I'm starting to brainstorm our Easter Feast for the biggest holiday of the year. The menu is still up in the air, but one definite on it is Cornbread Sausage Stuffing. I'm obsessed with stuffing. When I make stuffing, it is pretty much for me only. Chris doesn't like the texture, but I just can't get enough of the flavor. I used to get StoveTop boxes until my mother-in-law showed me one Christmas that it is actually pretty easy to make. This recipe is pretty much my dream recipe of stuffing - a combination of my mother-in-law's and Pioneer Woman's tailored to exact what I want in a stuffing - only cornbread, no celery, no onions (but keep the onion flavor), mushrooms (this is a 10 on the Chris-repellant scale), sausage and a whole lot o' thyme.

Here we go:

Cornbread Sausage Stuffing
adapted from Pioneer Woman's Cornbread Dressing with Sausage and Apples and my mother-in-law's recipe
- 1 9x13 pan of cornbread (use a cornbread recipe with little or no sugar) cut into 1-inch cubes and left out overnight or if you don't have time, just dry them in the oven
- 1 pound breakfast sausage
- 1 pound mushrooms, washed and patted dry
- 1/2 tsp salt
- 1 teaspoon onion powder
- 2 eggs, beaten
- 24 to 32 ounces of low sodium chicken broth (this will depend on how dry you like your stuffing - I prefer mine not dry at all!) 
- 3 tsp fresh thyme leaves
- salt to taste (don't oversalt!)

- Turn oven on to 500 degrees
- Toss mushrooms in salt and then roast in the preheated oven for 20 minutes stirring once halfway through for even roasting. 
- In large skillet, brown sausage over medium heat with the 1 teaspoon onion powder.

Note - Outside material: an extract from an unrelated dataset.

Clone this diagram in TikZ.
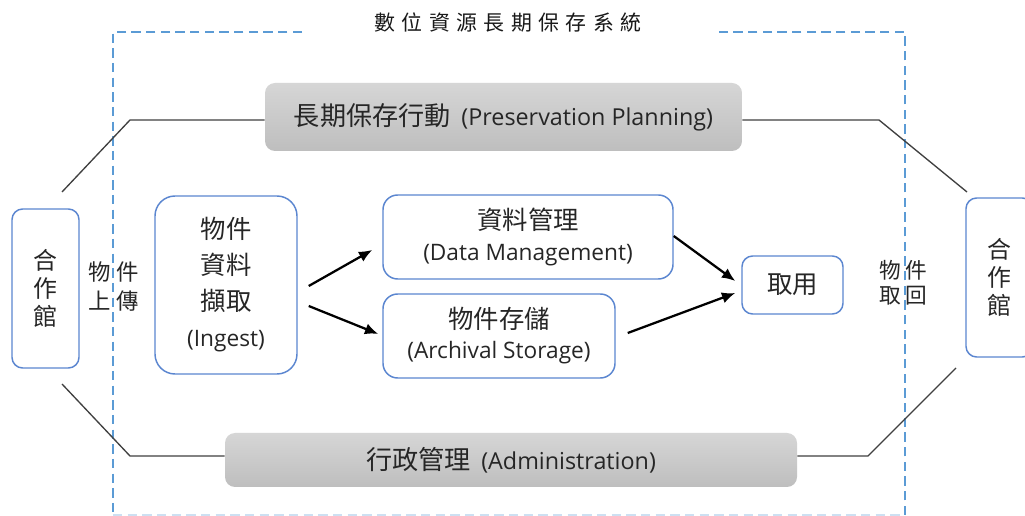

Remove sausage and set aside (don't drain the fat!)
- Now add the broth to the skillet with the thyme leaves and bring to a boil.
- While the broth is heating, toss the sausage, mushrooms and eggs with the cornbread cubes in a large bowl.
- Add boiling broth to the cornbread mixture.

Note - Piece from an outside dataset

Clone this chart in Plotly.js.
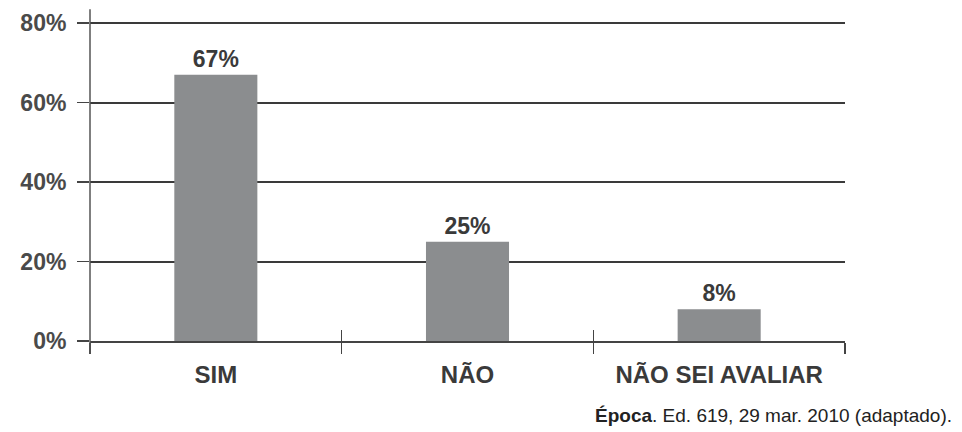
<!DOCTYPE html>
<html>
<head>
<meta charset="utf-8">
<script src="https://cdn.plot.ly/plotly-3.0.1.min.js"></script>
<style>html,body{margin:0;padding:0;background:#fff;}#chart{width:962px;height:432px;}</style>
</head>
<body>
<div id="chart"></div>
<script>
var categories = ["SIM", "NÃO", "NÃO SEI AVALIAR"];
var values = [67, 25, 8];
var valueLabels = ["67%", "25%", "8%"];
var yTickValues = [0, 20, 40, 60, 80];
var yTickLabels = ["0%", "20%", "40%", "60%", "80%"];
var sourceBold = "Época";
var sourceRest = ". Ed. 619, 29 mar. 2010 (adaptado).";

var fontFam = "Liberation Sans, Arial, sans-serif";

var trace = {
  type: "bar",
  x: categories,
  y: values,
  text: valueLabels,
  textposition: "outside",
  cliponaxis: false,
  textfont: {family: fontFam, size: 23, color: "#3a3a3a", weight: "bold"},
  marker: {color: "#8b8d8f", line: {width: 0}},
  width: 0.33,
  hoverinfo: "none"
};

var ghost = {
  type: "bar",
  x: categories,
  y: [0, 0, 0],
  xaxis: "x2",
  yaxis: "y",
  showlegend: false,
  hoverinfo: "none",
  marker: {color: "rgba(0,0,0,0)"}
};

var layout = {
  width: 962,
  height: 432,
  margin: {l: 90, r: 117, t: 22, b: 91},
  paper_bgcolor: "#ffffff",
  plot_bgcolor: "#ffffff",
  showlegend: false,
  xaxis: {
    type: "category",
    showline: true,
    linecolor: "#444",
    linewidth: 2,
    ticks: "outside",
    tickson: "boundaries",
    ticklen: 11,
    tickwidth: 1.5,
    tickcolor: "#444",
    showgrid: false,
    zeroline: false,
    tickfont: {family: fontFam, size: 24, color: "#3a3a3a", weight: "bold"},
    ticklabelstandoff: 11,
    range: [-0.5, 2.5]
  },
  xaxis2: {
    type: "category",
    overlaying: "x",
    matches: "x",
    anchor: "y",
    side: "bottom",
    showline: false,
    ticks: "inside",
    tickson: "boundaries",
    ticklen: 11,
    tickwidth: 1.5,
    tickcolor: "#444",
    showticklabels: false,
    showgrid: false,
    zeroline: false
  },
  yaxis: {
    range: [0, 80.3],
    tickvals: yTickValues,
    ticktext: yTickLabels,
    showline: false,
    ticks: "outside",
    ticklen: 12,
    tickwidth: 1.5,
    tickcolor: "#444",
    showgrid: true,
    gridcolor: "#3a3a3a",
    gridwidth: 2,
    zeroline: false,
    tickfont: {family: fontFam, size: 23, color: "#4a4a4a", weight: "bold"},
    ticklabelstandoff: 6
  },
  shapes: [
    {type: "line", xref: "paper", yref: "paper", x0: 0, x1: 0, y0: -0.04, y1: 1.04,
     line: {color: "#555", width: 1.5}}
  ],
  annotations: [
    {xref: "paper", yref: "paper", x: 1.145, y: -0.235, xanchor: "right", yanchor: "middle",
     showarrow: false,
     text: "<b>" + sourceBold + "</b>" + sourceRest,
     font: {family: fontFam, size: 19, color: "#222"}}
  ]
};

Plotly.newPlot("chart", [trace, ghost], layout, {displayModeBar: false, staticPlot: true});
</script>
</body>
</html>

Now a few tidbits from my mother-in-law: "Ultimately you want it to be a little juicier than the finished product because it absorbs a lot of broth while cooking.  I’m sorry I can’t explain this better.  Now taste.  If it tastes bland, add a little salt.  If you’re not sure, take out a spoonful and sprinkle a little salt and see if that’s the fixer.  The flavor in this depends on the kind of broth you use and how flavorful it is.  I like “Better than Bouillon Chicken Flavor.” If I mix it too strong, it tastes bad.  If I mix it too weak, it lacks flavor.  If I mix it just right and it’s missing something, salt is usually the missing ingredient.  If I take a spoonful and sprinkle it with salt, and it still doesn’t taste right, I add little more bouillon…be careful here because the “not right” taste might be because you have too much bouillon already." I love when she writes me recipes because it sounds like she is right there in the kitchen with me. 

- Put into large baking dish and bake at 375 degrees for 20 to 25 minutes or until golden brown on top. 
- Garnish with some more fresh thyme.

And enjoy!

What are your must haves for your Easter Feast? I'd love suggestions.